4. Надо учитывать и то обстоятельство, что молодое, едва становящееся на ноги государство всегда стремится впитать в себя культурные, технические и политические достижения стран, имеющих солидный опыт исторического развития. Для западноевропейских стран в тот период таким ориентиром была Западная Римская империя, а для Киевской Руси им стала Византийская империя.
По мнению академика Б. А. Рыбакова, уже во второй половине IX в. часть русской знати приняла православную веру при посредничестве греческого и болгарского духовенства[2]. Сама правительница Киевской Руси княгиня Ольга стала христианкой после путешествия в Константинополь. Однако вскоре её повзрослевший сын Святослав принялся вновь укреплять языческую веру и языческие нравы. Начался, образно говоря, период «языческой реакции».
Для князя Святослава его антихристианская линия была осознанной политической позицией. Взяв курс на создание обширной славянской империи, он должен был вступить в военное противоборство с православной Византией. Так что о принятии новой религии из её рук не могло быть и речи. С другой стороны, боевые соратники князя, жившие постоянными военными походами, не видели в христианстве ничего, кроме смешных обрядов и нелепых запретов («не убий», «не укради», «не возжелай жены ближнего своего»), крайне ослаблявших боевой дух.
Наибольшая опасность для будущей христианизации Руси возникла в 970-980-х гг., когда новый князь Владимир предпринял попытку реформировать языческий культ и превратить его в государственную религию. Во главе языческого пантеона был поставлен бог грома и молнии Перун. Это был бог войны, т. е. бог князей и дружинников, который должен был стать духовным символом нарождающейся русской государственности.
И нельзя сказать, что эта затея с реформированием языческого культа была заранее обречена на провал. Ведь из истории других стран и народов известен опыт существования средневековых государств, духовную основу которых составлял национальный религиозный культ, что с точки зрения христианского вероучения или ислама является тем же самым язычеством. Япония и Индия тому пример. Могла ли и Русь существовать на подобной духовной основе?

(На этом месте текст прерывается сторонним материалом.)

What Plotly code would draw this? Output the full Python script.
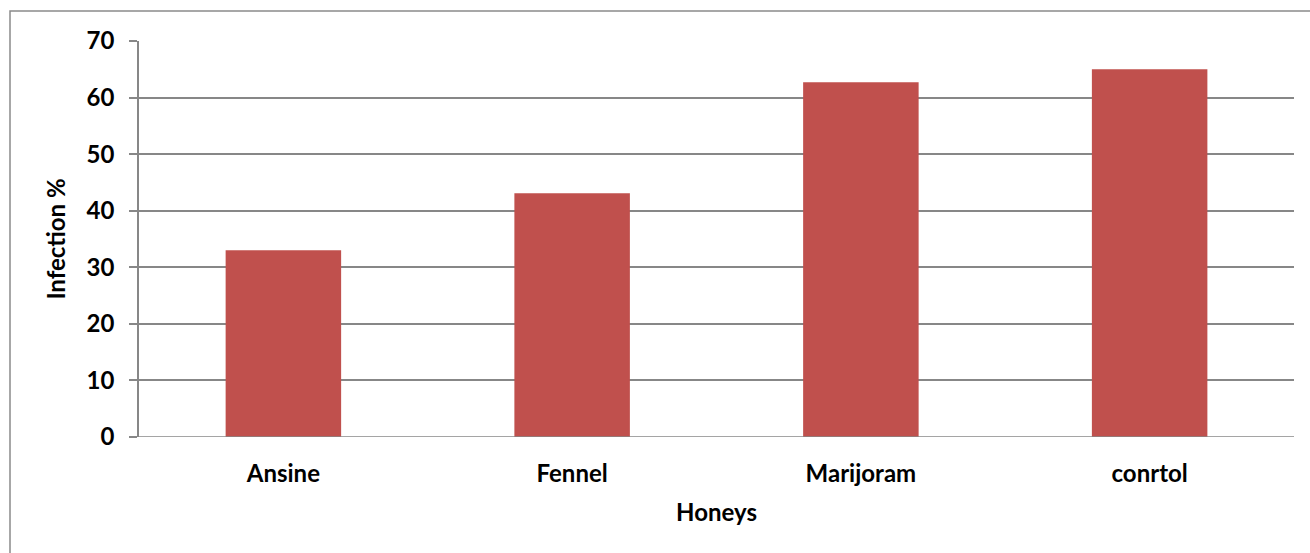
import plotly.graph_objects as go

# Infection rate per honey treatment
honeys = ["Ansine", "Fennel", "Marijoram", "conrtol"]
infection = [33, 43.1, 62.7, 65]
y_ticks = [0, 10, 20, 30, 40, 50, 60, 70]

W, H = 1310, 553
L, R, T, B = 139, 16, 41, 116
pw, ph = W - L - R, H - T - B

FONT = "Lato"
GRID = "#878787"
FS = 24

fig = go.Figure(
    go.Bar(
        x=honeys,
        y=infection,
        marker=dict(color="#C0504D", line=dict(width=0)),
        width=0.4,
    )
)

fig.update_layout(
    width=W,
    height=H,
    margin=dict(l=L, r=R, t=T, b=B),
    plot_bgcolor="white",
    paper_bgcolor="white",
    showlegend=False,
    font=dict(family=FONT, color="black"),
    xaxis=dict(
        range=[-0.5, 3.5],
        showgrid=False,
        showline=False,
        zeroline=False,
        ticks="",
        ticklabelstandoff=20,
        tickfont=dict(family=FONT, size=FS, color="black", weight="bold"),
        title=dict(text="<b>Honeys</b>", font=dict(family=FONT, size=FS), standoff=18),
    ),
    yaxis=dict(
        range=[0, 70],
        tickvals=y_ticks,
        showgrid=True,
        gridcolor=GRID,
        gridwidth=1.5,
        zeroline=False,
        showline=True,
        linecolor=GRID,
        linewidth=1.5,
        ticks="outside",
        ticklen=8,
        tickcolor=GRID,
        tickwidth=1.5,
        ticklabelstandoff=10,
        tickfont=dict(family=FONT, size=FS, color="black", weight="bold"),
        title=dict(text="<b>Infection %</b>", font=dict(family=FONT, size=FS), standoff=14),
    ),
)

# baseline at zero spanning the plot width
fig.add_shape(
    type="line", xref="paper", yref="y", x0=0, x1=1, y0=0, y1=0,
    line=dict(color=GRID, width=1.5), layer="above",
)

# outer chart frame (extends past the right and bottom edges)
fig.add_shape(
    type="rect", xref="paper", yref="paper",
    x0=(10 - L) / pw, x1=(W + 10 - L) / pw,
    y0=-(B + 10) / ph, y1=1 + (T - 11) / ph,
    line=dict(color="#8a8a8a", width=1.5), fillcolor="rgba(0,0,0,0)",
    layer="below",
)

fig.write_html("out.html")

Ответ на этот вопрос лежит на поверхности. На определённой стадии исторического развития приверженность своему национальному религиозному культу обрекала народ на изоляцию от других стран, где уже утвердилась одна из мировых религий (христианство или ислам), что ставило его в неравноправное положение в системе межгосударственных отношений. Страны, где утвердилось единобожие, относились к таким народам как к «варварам», по отношению к которым допустимы любые действия и средства.
Поэтому очень хорошо, что князь Владимир вовремя осознал необходимость подкрепить политические и торговые отношения с христианскими государствами Западной и Восточной Европы религиозной общностью, которая в эпоху Средневековья играла определяющую роль.
Однако принятие Русью христианства из рук православной Византии оказалось отсроченным на несколько лет из-за того, что в те времена это могло означать признание вассальной зависимости от Византийской империи. На что русские дружинники, не раз поражавшие византийцев в битвах, пойти не могли. Поэтому киевский князь Владимир непосредственно перед крещением Руси провёл военную акцию против Византии, взял город Корсунь (Херсонес) и вытребовал себе в жёны сестру византийских императоров принцессу Анну. После этого принятие из Константинополя новой православной веры уже не выглядело политической уступкой. Так в 988 г., после десяти лет «языческой реакции», Русь стала христианской державой, а князь Владимир, ещё недавно увенчанный языческим титулом «Солнца», стал впоследствии, несмотря на свои прежние грехи (братоубийство и многожёнство), одним из русских святых.
Примечательно то, что крещение Руси произошло без влияния внешних сил – христианских миссионеров или иноземных войск, как это было в других государствах Европы. Отсюда сравнительно быстрое (всего за 100 лет) распространение христианства на Руси. В Европе этот процесс занял более продолжительное время. Вместе с православием на Русь пришли письменность, школы, крестово-купольный стиль в архитектуре, суд, забота о нищих и больных. Христианство духовно связало воедино разные части страны, значительно подняло престиж княжеской власти, превратило правителя в «помазанника божьего», придало ему харизматические черты вместо прежней роли военного вождя. Новая религия способствовала также общему смягчению нравов, учила богатых оказывать помощь бедным людям, а бедняков не завидовать богатым. Прежнее язычество органично слилось с христианством, придав особый колорит и национальный характер Русской православной церкви.
Вместе с тем принятие Русью православной веры имело и некоторые негативные последствия для дальнейшего развития страны. Кроме Руси, православными государствами тогда являлись слабеющая Византия и малоавторитетная в Европе Болгария. Остальной западный мир исповедовал католицизм. Такая духовная обособленность русских земель явилась залогом будущей их изоляции от Европы, что мешало «Святой Руси» стать составной частью европейского христианского мира. Однако до раскола прежде единого христианского мира принятие новой веры обеспечило Древней Руси пропуск в круг цивилизованных государств того времени.